_DIRECTIONS_
Reproduce the listing word for word, leaving every picture behind.

────────────────────

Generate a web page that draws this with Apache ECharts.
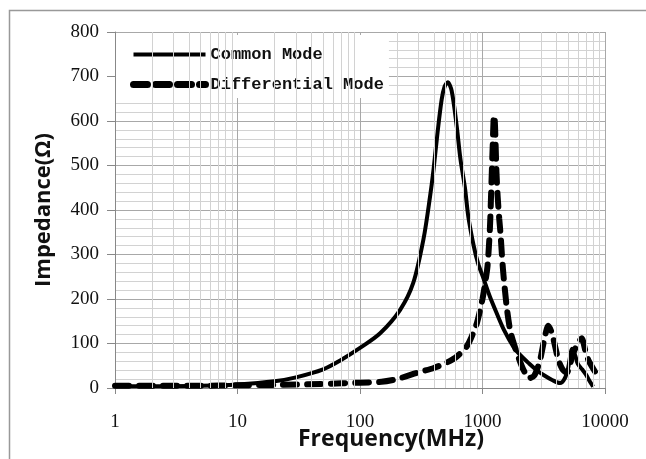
<!DOCTYPE html>
<html>
<head>
<meta charset="utf-8">
<script src="https://cdn.jsdelivr.net/npm/echarts@6/dist/echarts.min.js"></script>
<style>
html,body{margin:0;padding:0;background:#fff;}
#chart{width:646px;height:459px;}
</style>
</head>
<body>
<div id="chart"></div>
<script>
// Common Mode impedance (MHz, Ohm)
const freqCM = [1, 2, 5, 10, 20, 30, 50, 70, 100, 146, 212, 272, 330, 373, 398, 430, 464, 490, 520, 560, 615, 660, 719, 766, 850, 920, 1016, 1150, 1306, 1500, 1786, 2000, 2400, 2770, 3200, 3700, 4295, 4700, 5000, 5400, 5700, 6000, 6500, 7000, 7500, 8000];
const zCM    = [4, 4, 5, 8, 15, 24, 42, 63, 90, 123, 175, 236, 335, 430, 490, 575, 648, 677, 687, 668, 590, 515, 450, 385, 318, 280, 247, 205, 168, 130, 93, 76, 55, 40, 28, 18, 11, 22, 45, 88, 74, 54, 42, 30, 15, 3];
// Differential Mode impedance (MHz, Ohm)
const freqDM = [1, 2, 5, 10, 20, 50, 100, 150, 200, 300, 400, 500, 600, 700, 750, 800, 900, 1000, 1050, 1100, 1150, 1180, 1210, 1240, 1260, 1280, 1300, 1330, 1370, 1400, 1470, 1575, 1680, 1800, 1960, 2150, 2400, 2650, 2950, 3200, 3445, 3700, 4160, 4500, 4865, 5200, 5520, 6000, 6450, 6900, 7310, 8280];
const zDM    = [5, 5, 5, 6, 7, 9, 12, 14, 20, 35, 45, 56, 68, 85, 95, 110, 146, 200, 235, 275, 360, 450, 540, 612, 600, 545, 485, 430, 380, 350, 266, 183, 130, 100, 70, 42, 22, 28, 63, 110, 140, 122, 63, 42, 34, 55, 79, 100, 112, 85, 63, 37];
const seriesNames = ['Common Mode', 'Differential Mode'];
const xTickLabels = ['1', '10', '100', '1000', '10000'];
const yTickLabels = ['0', '100', '200', '300', '400', '500', '600', '700', '800'];
const xAxisTitle = 'Frequency(MHz)';
const yAxisTitle = 'Impedance(Ω)';

function pairs(xs, ys) { return xs.map((x, i) => [x, ys[i]]); }

// minor log gridlines (2..9 within each decade)
const minorX = [];
[1, 10, 100, 1000].forEach(d => { for (let k = 2; k <= 9; k++) minorX.push({ xAxis: d * k }); });

const clear = 'rgba(0,0,0,0)';
// zero-area path: draws nothing, so the legend shows only the line
const blankSymbol = 'path://M0,0L1,1';

const chart = echarts.init(document.getElementById('chart'), null, { renderer: 'canvas' });
chart.setOption({
  animation: false,
  backgroundColor: '#fff',
  graphic: [
    { type: 'rect', left: 7, top: 8, shape: { width: 700, height: 500 }, style: { fill: 'none', stroke: '#999', lineWidth: 1.5 }, z: -10 },
    { type: 'text', left: 298, top: 428, style: { text: xAxisTitle, font: 'bold 23px "Open Sans"', fill: '#111' } }
  ],
  grid: { left: 115, right: 41, top: 32, bottom: 71 },
  legend: {
    data: [
      { name: seriesNames[0], lineStyle: { width: 4, color: '#000' } },
      { name: seriesNames[1], lineStyle: { width: 7, color: '#000', type: [14, 8], cap: 'round' } }
    ],
    orient: 'vertical',
    left: 116, top: 35,
    padding: [11, 5, 5, 14],
    itemGap: 13,
    itemWidth: 72,
    itemHeight: 14,
    backgroundColor: '#fff',
    itemStyle: { color: clear, borderColor: clear, borderWidth: 0 },
    textStyle: { fontFamily: 'Liberation Mono', fontWeight: 'bold', fontSize: 17, color: '#111' }
  },
  xAxis: {
    type: 'log', logBase: 10, min: 1, max: 10000,
    axisLine: { lineStyle: { color: '#888', width: 1 } },
    axisTick: { show: true, length: 6, lineStyle: { color: '#888' } },
    axisLabel: { margin: 25, fontFamily: 'Liberation Serif', fontSize: 19, color: '#111',
      formatter: v => xTickLabels.includes(String(Math.round(v))) ? String(Math.round(v)) : '' },
    splitLine: { show: true, lineStyle: { color: '#a8a8a8', width: 1 } }
  },
  yAxis: {
    type: 'value', min: 0, max: 800, interval: 100,
    name: yAxisTitle, nameLocation: 'middle', nameGap: 60,
    nameTextStyle: { fontFamily: 'Open Sans', fontWeight: 'bold', fontSize: 22, color: '#111' },
    axisLine: { show: true, lineStyle: { color: '#888', width: 1 } },
    axisTick: { show: true, length: 8, lineStyle: { color: '#888' } },
    axisLabel: { margin: 16, fontFamily: 'Liberation Serif', fontSize: 19, color: '#111',
      formatter: v => yTickLabels.includes(String(v)) ? String(v) : '' },
    splitLine: { show: true, lineStyle: { color: '#a8a8a8', width: 1 } },
    minorTick: { show: false, splitNumber: 5 },
    minorSplitLine: { show: true, lineStyle: { color: '#d2d2d2', width: 1 } }
  },
  series: [
    {
      name: seriesNames[0], type: 'line', symbol: blankSymbol, showSymbol: false, smooth: 0.3,
      data: pairs(freqCM, zCM),
      lineStyle: { color: '#000', width: 4 },
      itemStyle: { color: clear, borderColor: clear, borderWidth: 0 },
      z: 3,
      markLine: {
        silent: true, symbol: 'none', label: { show: false }, animation: false,
        lineStyle: { color: '#d2d2d2', width: 1, type: 'solid' },
        data: minorX
      }
    },
    {
      name: seriesNames[1], type: 'line', symbol: blankSymbol, showSymbol: false, smooth: 0.25,
      data: pairs(freqDM, zDM),
      lineStyle: { color: '#000', width: 6, type: [14, 10], cap: 'round' },
      itemStyle: { color: clear, borderColor: clear, borderWidth: 0 },
      z: 3
    }
  ]
});
</script>
</body>
</html>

────────────────────

_SOLUTION FOR THIS TASK_
Generate a web page that draws this with Apache ECharts.
<!DOCTYPE html>
<html>
<head>
<meta charset="utf-8">
<script src="https://cdn.jsdelivr.net/npm/echarts@6/dist/echarts.min.js"></script>
<style>
html,body{margin:0;padding:0;background:#fff;}
#chart{width:646px;height:459px;}
</style>
</head>
<body>
<div id="chart"></div>
<script>
// Common Mode impedance (MHz, Ohm)
const freqCM = [1, 2, 5, 10, 20, 30, 50, 70, 100, 146, 212, 272, 330, 373, 398, 430, 464, 490, 520, 560, 615, 660, 719, 766, 850, 920, 1016, 1150, 1306, 1500, 1786, 2000, 2400, 2770, 3200, 3700, 4295, 4700, 5000, 5400, 5700, 6000, 6500, 7000, 7500, 8000];
const zCM    = [4, 4, 5, 8, 15, 24, 42, 63, 90, 123, 175, 236, 335, 430, 490, 575, 648, 677, 687, 668, 590, 515, 450, 385, 318, 280, 247, 205, 168, 130, 93, 76, 55, 40, 28, 18, 11, 22, 45, 88, 74, 54, 42, 30, 15, 3];
// Differential Mode impedance (MHz, Ohm)
const freqDM = [1, 2, 5, 10, 20, 50, 100, 150, 200, 300, 400, 500, 600, 700, 750, 800, 900, 1000, 1050, 1100, 1150, 1180, 1210, 1240, 1260, 1280, 1300, 1330, 1370, 1400, 1470, 1575, 1680, 1800, 1960, 2150, 2400, 2650, 2950, 3200, 3445, 3700, 4160, 4500, 4865, 5200, 5520, 6000, 6450, 6900, 7310, 8280];
const zDM    = [5, 5, 5, 6, 7, 9, 12, 14, 20, 35, 45, 56, 68, 85, 95, 110, 146, 200, 235, 275, 360, 450, 540, 612, 600, 545, 485, 430, 380, 350, 266, 183, 130, 100, 70, 42, 22, 28, 63, 110, 140, 122, 63, 42, 34, 55, 79, 100, 112, 85, 63, 37];
const seriesNames = ['Common Mode', 'Differential Mode'];
const xTickLabels = ['1', '10', '100', '1000', '10000'];
const yTickLabels = ['0', '100', '200', '300', '400', '500', '600', '700', '800'];
const xAxisTitle = 'Frequency(MHz)';
const yAxisTitle = 'Impedance(Ω)';

function pairs(xs, ys) { return xs.map((x, i) => [x, ys[i]]); }

// minor log gridlines (2..9 within each decade)
const minorX = [];
[1, 10, 100, 1000].forEach(d => { for (let k = 2; k <= 9; k++) minorX.push({ xAxis: d * k }); });

const clear = 'rgba(0,0,0,0)';
// zero-area path: draws nothing, so the legend shows only the line
const blankSymbol = 'path://M0,0L1,1';

const chart = echarts.init(document.getElementById('chart'), null, { renderer: 'canvas' });
chart.setOption({
  animation: false,
  backgroundColor: '#fff',
  graphic: [
    { type: 'rect', left: 7, top: 8, shape: { width: 700, height: 500 }, style: { fill: 'none', stroke: '#999', lineWidth: 1.5 }, z: -10 },
    { type: 'text', left: 298, top: 428, style: { text: xAxisTitle, font: 'bold 23px "Open Sans"', fill: '#111' } }
  ],
  grid: { left: 115, right: 41, top: 32, bottom: 71 },
  legend: {
    data: [
      { name: seriesNames[0], lineStyle: { width: 4, color: '#000' } },
      { name: seriesNames[1], lineStyle: { width: 7, color: '#000', type: [14, 8], cap: 'round' } }
    ],
    orient: 'vertical',
    left: 116, top: 35,
    padding: [11, 5, 5, 14],
    itemGap: 13,
    itemWidth: 72,
    itemHeight: 14,
    backgroundColor: '#fff',
    itemStyle: { color: clear, borderColor: clear, borderWidth: 0 },
    textStyle: { fontFamily: 'Liberation Mono', fontWeight: 'bold', fontSize: 17, color: '#111' }
  },
  xAxis: {
    type: 'log', logBase: 10, min: 1, max: 10000,
    axisLine: { lineStyle: { color: '#888', width: 1 } },
    axisTick: { show: true, length: 6, lineStyle: { color: '#888' } },
    axisLabel: { margin: 25, fontFamily: 'Liberation Serif', fontSize: 19, color: '#111',
      formatter: v => xTickLabels.includes(String(Math.round(v))) ? String(Math.round(v)) : '' },
    splitLine: { show: true, lineStyle: { color: '#a8a8a8', width: 1 } }
  },
  yAxis: {
    type: 'value', min: 0, max: 800, interval: 100,
    name: yAxisTitle, nameLocation: 'middle', nameGap: 60,
    nameTextStyle: { fontFamily: 'Open Sans', fontWeight: 'bold', fontSize: 22, color: '#111' },
    axisLine: { show: true, lineStyle: { color: '#888', width: 1 } },
    axisTick: { show: true, length: 8, lineStyle: { color: '#888' } },
    axisLabel: { margin: 16, fontFamily: 'Liberation Serif', fontSize: 19, color: '#111',
      formatter: v => yTickLabels.includes(String(v)) ? String(v) : '' },
    splitLine: { show: true, lineStyle: { color: '#a8a8a8', width: 1 } },
    minorTick: { show: false, splitNumber: 5 },
    minorSplitLine: { show: true, lineStyle: { color: '#d2d2d2', width: 1 } }
  },
  series: [
    {
      name: seriesNames[0], type: 'line', symbol: blankSymbol, showSymbol: false, smooth: 0.3,
      data: pairs(freqCM, zCM),
      lineStyle: { color: '#000', width: 4 },
      itemStyle: { color: clear, borderColor: clear, borderWidth: 0 },
      z: 3,
      markLine: {
        silent: true, symbol: 'none', label: { show: false }, animation: false,
        lineStyle: { color: '#d2d2d2', width: 1, type: 'solid' },
        data: minorX
      }
    },
    {
      name: seriesNames[1], type: 'line', symbol: blankSymbol, showSymbol: false, smooth: 0.25,
      data: pairs(freqDM, zDM),
      lineStyle: { color: '#000', width: 6, type: [14, 10], cap: 'round' },
      itemStyle: { color: clear, borderColor: clear, borderWidth: 0 },
      z: 3
    }
  ]
});
</script>
</body>
</html>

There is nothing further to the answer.